Monday, May 14, 2007

A Dance of Seduction, by Sabrina Jeffries [1]

*/*****

I was smiling reading the beginning, the early interaction between Clara & Morgan was fun. Unfortunately, the crux of the novel - Morgan's fear of London and everything it represents to him in his tortured past - just didn't ring true.

Morgan is pretty bland for a roguish scoundrel. Morgan is your typical tortured hero with a "dark" past while the Lady Clara is your typical headstrong heroine who finds High Society boring. Instead, she runs the Home, a shelter for poor children helping them escape the criminal street life so common amongst them.

Spoilers ahead.

As I mentioned, the witty banter between Clara & Morgan in the beginning was fun. The second half of the novel however focuses on Morgan agonizing mercilessly over a past which tortures his soul. Morgan is made out to be a rogue who's done some bad stuff, but I really don't see it. He doesn't even directly the kill the man who ended up causing his mother's death, he only arranged it, as though this is such a big deal, causing all this feminine angst inside him. I fail to see any of Morgan's so-called criminal past, he was a sailor, abducted by pirates (not really doing anything for them), and he was a spy for the government. So where's this criminal rogue? Please, he's as square as they come, and pretty weak agonizing over a "murder" he didn't directly partake in.

I wanted to see a determined and willful Morgan (or at least grow some) kill the Specter in the end, but apparently Clara explains that doing that would erase what's left of his soul. C'mon....
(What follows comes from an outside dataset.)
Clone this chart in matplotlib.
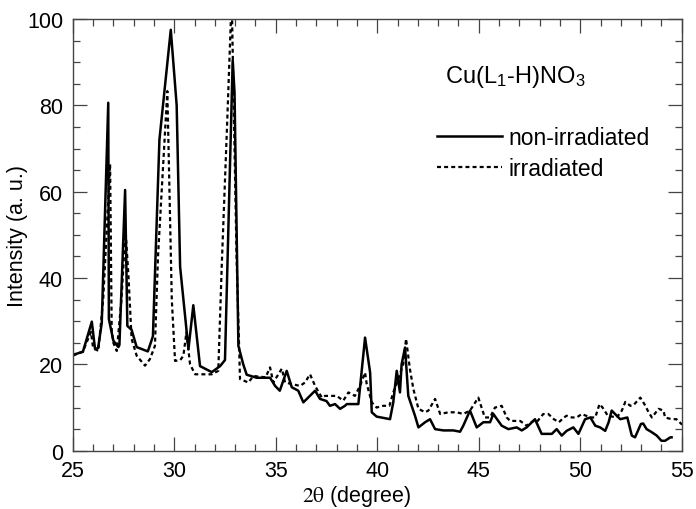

Also predictably, Clara convinces Morgan to see everything her way, that he was afraid of London and he was running from his past by trying to escape London and captain a ship. Towards the end, Clara easily convinces Morgan to not kill the Specter, as if in so doing it instantly and magically releases him of agonizing over his childhood in Geneva (which, of course, it magically does). Clara gets everything she wants: the man she loves, her shelter renovated by her love's wealthy connections, her love working for her at the shelter, and the man she loves chooses to stay with her rather than go back to the sea to captain a ship.

There isn't a single concession on Clara's part, and I didn't find it endearing to read at all. I didn't see a romance here, I saw more a girl's dream for her man to give up everything he is or wants to be for her. I really don't see Clara "saving" Morgan from his wounded past. If anything, his "wounded" past was lame and the fact that he agonized over it was entirely a weak plot device to make it appear Clara salvaged something deep inside him worth rescuing (which it wasn't, since Morgan came off more like a girl than a male rogue).

Clara feels Morgan would resent her if she were to marry him and then have him go out to sea to captain a ship. She will settle for nothing less than having Morgan give up everything he is for her. Maybe I just don't get it, because I don't see how he couldn't resent her for forcing him to stay in London with her. The hubbub regarding his wounded past was weak and didn't ring true at all.